Tom Weinberg | |
---|---|
Nationality | American |
Alma mater | New York University |
Occupation(s) | Filmmaker Documentary producer Television producer |
Tom Weinberg is a Chicago native filmmaker, independent documentary producer, and television producer. From an early age, he held an interest in television and media. He founded the independent video archive Media Burn in 2003, and currently sits on the board of directors as president. As a producer, he focused on guerrilla television and revolutionizing ways in which the public could have access to news other than what was displayed within the mainstream media. [1] Some of his notable works include The 90s, the Emmy Award-winning Image Union, and the TVTV video collective.
A major advocate for independent film producers, Weinberg formed the Media Burn Independent Archive as a way to archive and digitize independent film and documentaries. [2] This archive has received recognition by the National Archives as well as Save America's Treasures due to its distinctive collection of private works that are essential to the history of the relationship between Chicago's film, media, and politics. [3]
His presence was and still remains an influential role in Chicago's media and television.
In 1947, the Weinberg family purchased their first television set, which was the beginning of Tom Weinberg's fascination with television media. He earned his MBA from New York University in 1968, then continued to work for his father's business at the Py-O-My Baking Mix Company. After his father died and the business was sold, Weinberg pursued a career in television. [1]
Weinberg was first employed at the Channel 26 television station in Chicago as a stock market reporter. Eventually, as a producer, he created the show "A Black's View of the News," which was a news show featuring black anchors addressing topics regarding black culture and events, aimed at a black audience. [1] At Channel 26, he did extensive news coverage on cases such as the Chicago Seven trial. [1]
Weinberg co-founded the TVTV video collective in 1972 along with Allen Rucker, Michael Shamberg, Hudson Marquez, and Megan Williams.
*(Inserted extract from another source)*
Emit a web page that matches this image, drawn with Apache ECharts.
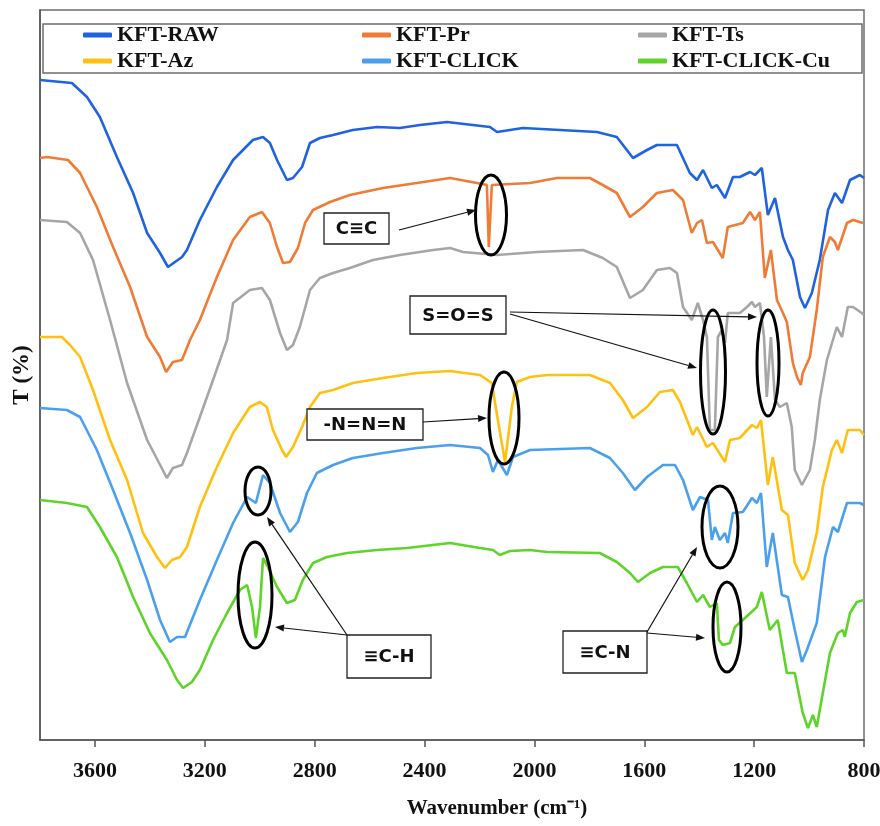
<!DOCTYPE html>
<html>
<head>
<meta charset="utf-8">
<script src="https://cdn.jsdelivr.net/npm/echarts@6/dist/echarts.min.js"></script>
<style>html,body{margin:0;padding:0;background:#fff}#c{width:880px;height:826px}</style>
</head>
<body>
<div id="c"></div>
<script>
// Series names and tick values
const seriesNames = ['KFT-RAW', 'KFT-Pr', 'KFT-Ts', 'KFT-Az', 'KFT-CLICK', 'KFT-CLICK-Cu'];
const xTicks = [800, 1200, 1600, 2000, 2400, 2800, 3200, 3600];

// Spectra: [wavenumber (cm-1), offset transmittance (arbitrary units)]
const rawData = [[3800,660],[3684,657],[3629,643],[3582,623],[3520,583],[3461,547],[3410,507],[3363,487],[3334,473],[3283,483],[3265,490],[3218,520],[3156,553],[3097,580],[3025,600],[2988,603],[2963,597],[2937,580],[2901,560],[2879,562],[2846,573],[2817,597],[2781,602],[2733,605],[2661,610],[2573,613],[2490,612],[2417,615],[2318,618],[2162,613],[2136,608],[2042,612],[1772,608],[1700,603],[1641,582],[1590,590],[1554,595],[1481,595],[1434,567],[1408,560],[1386,570],[1354,552],[1336,555],[1306,542],[1277,563],[1252,563],[1215,568],[1197,565],[1172,572],[1150,525],[1124,542],[1095,503],[1077,490],[1059,480],[1033,443],[1015,432],[990,447],[961,480],[931,530],[906,547],[880,537],[851,560],[815,565],[800,562]];

const prData = [[3800,582],[3775,583],[3698,580],[3654,567],[3593,533],[3534,493],[3472,453],[3410,403],[3363,383],[3341,368],[3316,378],[3283,380],[3254,400],[3218,420],[3156,463],[3097,500],[3036,523],[2992,528],[2963,517],[2937,493],[2915,477],[2890,478],[2861,492],[2835,517],[2806,530],[2744,538],[2672,545],[2551,552],[2428,557],[2307,562],[2209,557],[2173,555],[2166,493],[2155,555],[2016,557],[1918,562],[1798,562],[1751,555],[1700,547],[1652,523],[1605,533],[1554,547],[1496,550],[1459,540],[1427,507],[1408,517],[1390,520],[1372,497],[1350,498],[1314,482],[1296,513],[1241,517],[1215,528],[1197,520],[1179,528],[1161,462],[1139,490],[1117,440],[1095,427],[1081,418],[1059,377],[1044,363],[1030,355],[1023,367],[997,383],[972,430],[950,483],[924,503],[906,498],[895,490],[862,517],[840,520],[804,517]];

const tsData = [[3800,520],[3702,518],[3654,507],[3607,480],[3545,420],[3483,357],[3410,300],[3338,262],[3316,272],[3283,275],[3265,287],[3218,323],[3170,360],[3119,400],[3097,437],[3036,450],[2992,452],[2963,440],[2926,407],[2901,390],[2879,395],[2854,413],[2817,450],[2781,462],[2733,467],[2672,472],[2588,480],[2490,485],[2369,490],[2307,492],[2260,488],[2136,485],[1991,488],[1823,490],[1751,482],[1700,473],[1652,442],[1605,450],[1554,470],[1507,472],[1481,467],[1459,433],[1427,420],[1405,437],[1386,420],[1372,403],[1361,310],[1343,310],[1332,403],[1317,410],[1306,397],[1296,427],[1252,427],[1226,433],[1208,438],[1197,433],[1179,437],[1164,403],[1154,343],[1139,403],[1124,340],[1106,333],[1081,337],[1063,313],[1052,270],[1026,255],[997,270],[979,300],[961,340],[935,380],[899,413],[880,403],[859,433],[840,433],[808,427],[800,425]];

const azData = [[3800,403],[3720,403],[3691,395],[3654,383],[3607,350],[3545,300],[3483,260],[3425,207],[3374,183],[3345,172],[3320,180],[3290,183],[3265,193],[3218,233],[3156,273],[3097,307],[3036,333],[2999,338],[2974,333],[2952,310],[2919,290],[2904,283],[2879,293],[2846,313],[2817,333],[2781,347],[2733,350],[2661,357],[2551,362],[2428,367],[2307,369],[2198,365],[2155,357],[2133,320],[2107,278],[2082,333],[2064,358],[2016,363],[1954,365],[1798,365],[1725,357],[1678,340],[1641,322],[1590,333],[1543,348],[1496,350],[1470,338],[1423,305],[1408,313],[1372,293],[1350,297],[1306,278],[1288,300],[1252,302],[1208,315],[1190,312],[1175,320],[1150,255],[1132,283],[1099,230],[1077,225],[1052,177],[1023,160],[1004,170],[972,207],[950,253],[917,290],[899,300],[880,287],[859,310],[815,310],[800,305]];

const clickData = [[3800,332],[3702,330],[3654,323],[3593,290],[3534,250],[3472,207],[3410,160],[3363,120],[3327,98],[3301,103],[3272,103],[3218,140],[3156,180],[3097,217],[3046,243],[3014,237],[2988,265],[2963,257],[2926,227],[2890,208],[2861,218],[2828,247],[2792,267],[2733,275],[2661,282],[2551,287],[2428,292],[2307,295],[2198,292],[2169,285],[2151,268],[2133,280],[2100,265],[2078,283],[2016,290],[1798,292],[1725,282],[1678,267],[1634,250],[1590,263],[1532,275],[1488,275],[1459,260],[1423,230],[1397,243],[1368,240],[1354,200],[1343,213],[1325,200],[1306,207],[1296,197],[1277,227],[1241,228],[1208,242],[1190,237],[1175,247],[1154,173],[1132,207],[1099,145],[1077,143],[1052,110],[1026,78],[1008,90],[972,117],[942,183],[913,213],[895,208],[862,237],[815,237],[800,235]];

const cuData = [[3800,240],[3702,237],[3629,233],[3582,213],[3520,183],[3461,143],[3400,107],[3338,80],[3301,60],[3279,52],[3247,58],[3218,70],[3170,100],[3119,127],[3072,150],[3046,155],[3028,133],[3014,102],[2999,133],[2988,182],[2970,173],[2937,153],[2901,137],[2872,140],[2843,160],[2806,177],[2755,183],[2682,187],[2573,190],[2464,192],[2307,197],[2198,192],[2151,190],[2126,185],[2089,189],[2016,190],[1954,188],[1762,187],[1700,178],[1652,167],[1623,158],[1579,167],[1532,173],[1478,173],[1445,157],[1408,138],[1386,145],[1361,133],[1336,137],[1328,100],[1314,95],[1288,97],[1270,113],[1241,120],[1190,133],[1172,148],[1143,110],[1114,120],[1081,67],[1052,67],[1023,27],[1004,12],[986,25],[972,13],[950,47],[924,87],[895,107],[877,110],[870,103],[851,127],[826,138],[800,140]];

const seriesData = [rawData, prData, tsData, azData, clickData, cuData];
const colors = ['#1F63E0', '#F07B35', '#A6A6A6', '#FFC010', '#4BA0EE', '#5ED42A'];

const SERIF = '"Liberation Serif", "Times New Roman", serif';
const SANS = '"DejaVu Sans", "Open Sans", sans-serif';

const chart = echarts.init(document.getElementById('c'), null, {renderer: 'canvas'});

const legendPos = [[83, 24], [362, 24], [638, 24], [83, 50], [362, 50], [638, 50]];
const legends = seriesNames.map((n, i) => ({
  data: [n], left: legendPos[i][0], top: legendPos[i][1], padding: 0,
  icon: 'roundRect', itemWidth: 29, itemHeight: 5,
  textStyle: {fontFamily: SERIF, fontWeight: 'bold', fontSize: 22, lineHeight: 22, color: '#111'}
}));

function arrow(x1, y1, x2, y2) {
  const a = Math.atan2(y2 - y1, x2 - x1), L = 9, W = 3.5;
  const bx = x2 - L * Math.cos(a), by = y2 - L * Math.sin(a);
  const px = -Math.sin(a) * W, py = Math.cos(a) * W;
  return [
    {type: 'line', shape: {x1, y1, x2: bx, y2: by}, style: {stroke: '#111', lineWidth: 1.2}, z: 100},
    {type: 'polygon', shape: {points: [[x2, y2], [bx + px, by + py], [bx - px, by - py]]}, style: {fill: '#111'}, z: 100}
  ];
}
function ell(cx, cy, rx, ry) {
  return {type: 'ellipse', shape: {cx, cy, rx, ry}, style: {fill: 'none', stroke: '#000', lineWidth: 3}, z: 100};
}
function box(x, y, w, h, text) {
  return [
    {type: 'rect', shape: {x, y, width: w, height: h}, style: {fill: '#fff', stroke: '#222', lineWidth: 1.3}, z: 100},
    {type: 'text', style: {text, x: x + w / 2, y: y + h / 2 + 1, font: 'bold 18px ' + SANS, textAlign: 'center', textVerticalAlign: 'middle', fill: '#111'}, z: 101}
  ];
}

const graphics = [
  {type: 'rect', shape: {x: 43, y: 24, width: 819, height: 49}, style: {fill: 'none', stroke: '#6e6e6e', lineWidth: 1.5}, z: 90},
  ell(491, 215, 15.5, 40), ell(713, 372, 12.5, 62), ell(768, 363, 11, 53), ell(504, 418, 15, 46),
  ell(720, 527, 18, 41), ell(727, 627, 14, 45), ell(258, 491, 13, 24), ell(255, 595, 17, 53),
  ...box(324, 213, 65, 31, 'C≡C'),
  ...box(410, 296, 96, 38, 'S=O=S'),
  ...box(307, 409, 116, 31, '-N=N=N'),
  ...box(347, 635, 84, 43, '≡C-H'),
  ...box(563, 631, 84, 42, '≡C-N'),
  ...arrow(399, 230, 476, 210),
  ...arrow(510, 312, 757, 317),
  ...arrow(510, 314, 697, 368),
  ...arrow(423, 422, 487, 418),
  ...arrow(347, 635, 267, 517),
  ...arrow(347, 635, 275, 627),
  ...arrow(647, 632, 697, 547),
  ...arrow(647, 633, 705, 638)
];

chart.setOption({
  animation: false,
  backgroundColor: '#fff',
  color: colors,
  legend: legends,
  grid: {left: 40, right: 16, top: 10, bottom: 86, show: true, borderColor: '#6e6e6e', borderWidth: 1.5, containLabel: false, outerBoundsMode: 'none'},
  xAxis: {
    type: 'value', inverse: true, min: 800, max: 3800, interval: 400,
    name: 'Wavenumber (cm⁻¹)', nameLocation: 'middle', nameGap: 58,
    nameTextStyle: {fontFamily: SERIF, fontWeight: 'bold', fontSize: 21, color: '#111', padding: [0, 0, 0, 90]},
    axisLine: {show: true, lineStyle: {color: '#555', width: 1.5}},
    axisTick: {show: true, length: 7, lineStyle: {color: '#555', width: 1.5}, customValues: xTicks},
    axisLabel: {fontFamily: SERIF, fontWeight: 'bold', fontSize: 22, color: '#111', margin: 20, customValues: xTicks, formatter: v => String(v)},
    splitLine: {show: false}
  },
  yAxis: {
    type: 'value', min: 0, max: 730,
    name: 'T (%)', nameLocation: 'middle', nameGap: 6, nameRotate: 90,
    nameTextStyle: {fontFamily: SERIF, fontWeight: 'bold', fontSize: 23, color: '#111'},
    axisLine: {show: true, lineStyle: {color: '#555', width: 1.5}},
    axisTick: {show: false}, axisLabel: {show: false}, splitLine: {show: false}
  },
  series: seriesNames.map((n, i) => ({
    name: n, type: 'line', data: seriesData[i], showSymbol: false, symbol: 'none',
    lineStyle: {width: 2.6, color: colors[i]}, itemStyle: {color: colors[i]}, clip: true
  })),
  graphic: graphics
});
</script>
</body>
</html>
Its purpose was to provide the public with important news coverage that was not broadcast on mainstream media. [4] The World's Largest TV Show and Four More Years were two documentaries produced by this collective. [4]
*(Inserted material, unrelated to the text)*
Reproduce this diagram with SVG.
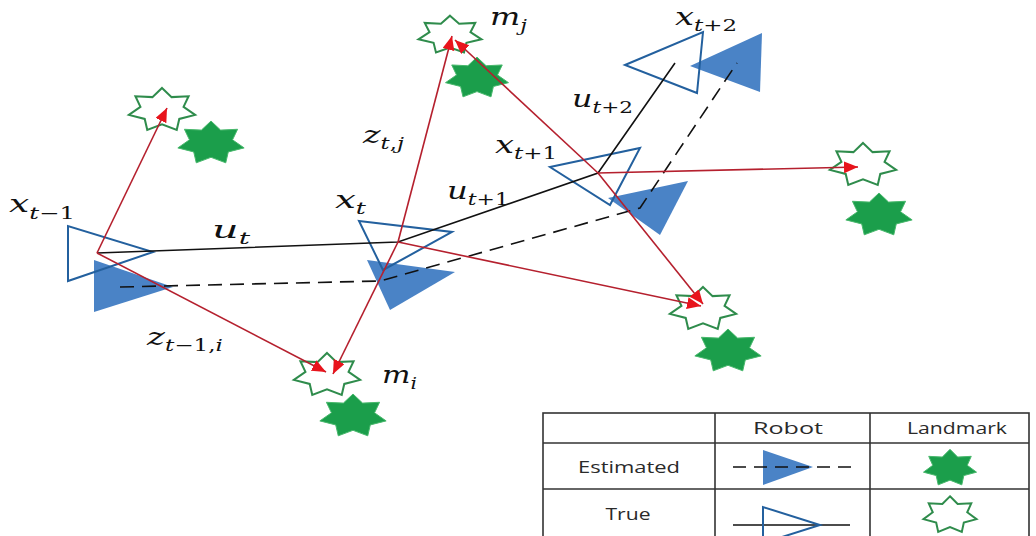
<svg xmlns="http://www.w3.org/2000/svg" xmlns:xlink="http://www.w3.org/1999/xlink" width="1036" height="536" viewBox="0 0 1036 536">
<style>
.est{fill:#4a83c6;stroke:none}
.tru{fill:none;stroke:#23609e;stroke-width:2;stroke-linejoin:miter}
.sf{fill:#1b9e4b;stroke:#48b86c;stroke-width:1}
.so{fill:#fff;stroke:#2f8c4c;stroke-width:2}
.path{fill:none;stroke:#111;stroke-width:1.6}
.dash{fill:none;stroke:#111;stroke-width:1.6;stroke-dasharray:14 8}
.obs{fill:none;stroke:#b5202e;stroke-width:1.6;marker-end:url(#ah)}
.m{font-family:"DejaVu Serif","Liberation Serif",serif;font-style:italic;font-size:25px;fill:#111}
.s{font-size:17px}
.n{font-style:normal}
.tb{fill:none;stroke:#333;stroke-width:1.6}
.tt{font-family:"Open Sans","Liberation Sans",sans-serif;font-size:17px;fill:#2a2a2a;text-anchor:middle}
</style>
<defs>
<marker id="ah" markerUnits="userSpaceOnUse" markerWidth="16" markerHeight="14" refX="14" refY="6" orient="auto">
<path d="M0,0 L14,6 L0,12 Z" fill="#e8141c"/>
</marker>
<path id="star" vector-effect="non-scaling-stroke" d="M0,-22 L9.59,-12.88 L26.58,-13.72 L21.55,-3.18 L33.15,4.9 L17.28,8.92 L14.75,19.82 L0,14.3 L-14.75,19.82 L-17.28,8.92 L-33.15,4.9 L-21.55,-3.18 L-26.58,-13.72 L-9.59,-12.88 Z"/>
</defs>
<rect width="1036" height="536" fill="#fff"/>

<g id="landmarks">
<g id="lmA-est"><use xlink:href="#star" class="sf" transform="translate(211,143)"/></g>
<g id="lmA-true"><use xlink:href="#star" class="so" transform="translate(162,110)"/></g>
<g id="mj-est"><use xlink:href="#star" class="sf" transform="translate(477,78) scale(0.95,0.95)"/></g>
<g id="mj-true"><use xlink:href="#star" class="so" transform="translate(450,35) scale(0.95,0.88)"/></g>
<g id="lmB-est"><use xlink:href="#star" class="sf" transform="translate(879,215)"/></g>
<g id="lmB-true"><use xlink:href="#star" class="so" transform="translate(863,165)"/></g>
<g id="lmC-est"><use xlink:href="#star" class="sf" transform="translate(728,351)"/></g>
<g id="lmC-true"><use xlink:href="#star" class="so" transform="translate(703,309)"/></g>
<g id="mi-est"><use xlink:href="#star" class="sf" transform="translate(353,416)"/></g>
<g id="mi-true"><use xlink:href="#star" class="so" transform="translate(327,375)"/></g>
</g>

<g id="robots">
<g id="xtm1-est"><polygon class="est" points="94,260 94,312 173,287"/></g>
<g id="xt-est"><polygon class="est" points="367,260 455,272 390,310"/></g>
<g id="xtp1-est"><polygon class="est" points="608,198 688,181 660,235"/></g>
<g id="xtp2-est"><polygon class="est" points="690,66 762,33 760,92"/></g>
<g id="xtm1-true"><polygon class="tru" points="68,226 68,281 153,252"/></g>
<g id="xt-true"><polygon class="tru" points="359,221 452,232 383,270"/></g>
<g id="xtp1-true"><polygon class="tru" points="550,167 640,148 610,205"/></g>
<g id="xtp2-true"><polygon class="tru" points="625,65 703,32 697,93"/></g>
</g>

<g id="connectors">
<polyline class="path" points="97,253 398,242 598,173 675,63"/>
<polyline class="dash" points="120,287 380,281 640,208 737,63"/>
<line class="obs" x1="97" y1="253" x2="167" y2="108"/>
<line class="obs" x1="97" y1="253" x2="326" y2="372"/>
<line class="obs" x1="398" y1="242" x2="452" y2="36"/>
<line class="obs" x1="398" y1="242" x2="333" y2="374"/>
<line class="obs" x1="398" y1="242" x2="701" y2="306"/>
<line class="obs" x1="598" y1="173" x2="455" y2="40"/>
<line class="obs" x1="598" y1="173" x2="703" y2="304"/>
<line class="obs" x1="598" y1="173" x2="858" y2="167"/>
</g>

<g id="labels">
<text class="m" x="9" y="212" textLength="66" lengthAdjust="spacingAndGlyphs">x<tspan class="s" dy="7">t</tspan><tspan class="s n">−1</tspan></text>
<text class="m" x="212" y="238" textLength="38" lengthAdjust="spacingAndGlyphs">u<tspan class="s" dy="6">t</tspan></text>
<text class="m" x="335" y="208" textLength="31" lengthAdjust="spacingAndGlyphs">x<tspan class="s" dy="6">t</tspan></text>
<text class="m" x="363" y="143" textLength="41" lengthAdjust="spacingAndGlyphs">z<tspan class="s" dy="6">t<tspan class="n">,</tspan>j</tspan></text>
<text class="m" x="447" y="199" textLength="62" lengthAdjust="spacingAndGlyphs">u<tspan class="s" dy="6">t</tspan><tspan class="s n">+1</tspan></text>
<text class="m" x="495" y="153" textLength="62" lengthAdjust="spacingAndGlyphs">x<tspan class="s" dy="6">t</tspan><tspan class="s n">+1</tspan></text>
<text class="m" x="572" y="107" textLength="61" lengthAdjust="spacingAndGlyphs">u<tspan class="s" dy="6">t</tspan><tspan class="s n">+2</tspan></text>
<text class="m" x="675" y="25" textLength="62" lengthAdjust="spacingAndGlyphs">x<tspan class="s" dy="6">t</tspan><tspan class="s n">+2</tspan></text>
<text class="m" x="490" y="25" textLength="37" lengthAdjust="spacingAndGlyphs">m<tspan class="s" dy="6">j</tspan></text>
<text class="m" x="147" y="345" textLength="76" lengthAdjust="spacingAndGlyphs">z<tspan class="s" dy="6">t</tspan><tspan class="s n">−1,</tspan><tspan class="s">i</tspan></text>
<text class="m" x="382" y="383" textLength="35" lengthAdjust="spacingAndGlyphs">m<tspan class="s" dy="6">i</tspan></text>
</g>

<g id="legend">
<rect class="tb" x="543" y="413" width="486" height="126"/>
<line class="tb" x1="543" y1="443" x2="1029" y2="443"/>
<line class="tb" x1="543" y1="489" x2="1029" y2="489"/>
<line class="tb" x1="715" y1="413" x2="715" y2="536"/>
<line class="tb" x1="870" y1="413" x2="870" y2="536"/>
<text class="tt" x="788" y="434" textLength="70" lengthAdjust="spacingAndGlyphs">Robot</text>
<text class="tt" x="957" y="434" textLength="100" lengthAdjust="spacingAndGlyphs">Landmark</text>
<text class="tt" x="629" y="473" textLength="102" lengthAdjust="spacingAndGlyphs">Estimated</text>
<text class="tt" x="628" y="520" textLength="45" lengthAdjust="spacingAndGlyphs">True</text>
<polygon class="est" points="763,450 763,485 813,467"/>
<line class="dash" x1="733" y1="467" x2="852" y2="467" style="stroke-dasharray:13 8"/>
<line class="path" x1="733" y1="525" x2="850" y2="525"/>
<polygon class="tru" points="763,507 763,543 820,525"/>
<use xlink:href="#star" class="sf" transform="translate(950,468) scale(0.8,0.85)"/>
<use xlink:href="#star" class="so" transform="translate(950,515) scale(0.8,0.85)"/>
</g>
</svg>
In 1975, Weinberg was part of producing Chicago's first independent series on television, It's a Living, which was also featured on Chicago's WTTW channel. [3] The show was meant to capture the everyday lives of working-class people and for those individuals to give their own stories. The idea of this show was based on Studs Terkel's book Working. [3] It's a Living was aired from 1975 to 1976, which included a one-hour episode and six half-hours. [3] Weinberg also collaborated with other Chicago video pioneers Anda Korsts and Jim Wiseman on this groundbreaking project. [3]
After a meeting with the Corporation for Public Broadcasting in 1976, Weinberg produced the television series Image Union, which showcased the raw works of independent filmmakers. [3] With the advances made in guerrilla television, this show served as a way for the public to access the footage of independent filmmakers in the Chicago area. [3] In 1978, the show was first aired by the WTTW station (PBS in Chicago) on Saturday night. By the 80s, as many as 150,000 people tuned in for the hour-long episodes. [3] Due to its popularity, Image Union expanded to other cities across the country and later received four Emmy awards. [3] Although Image Union still airs on television, Weinberg later left the show to pursue other projects. [3] The first decade's worth of episodes can be found at the Media Burn Archive. [3]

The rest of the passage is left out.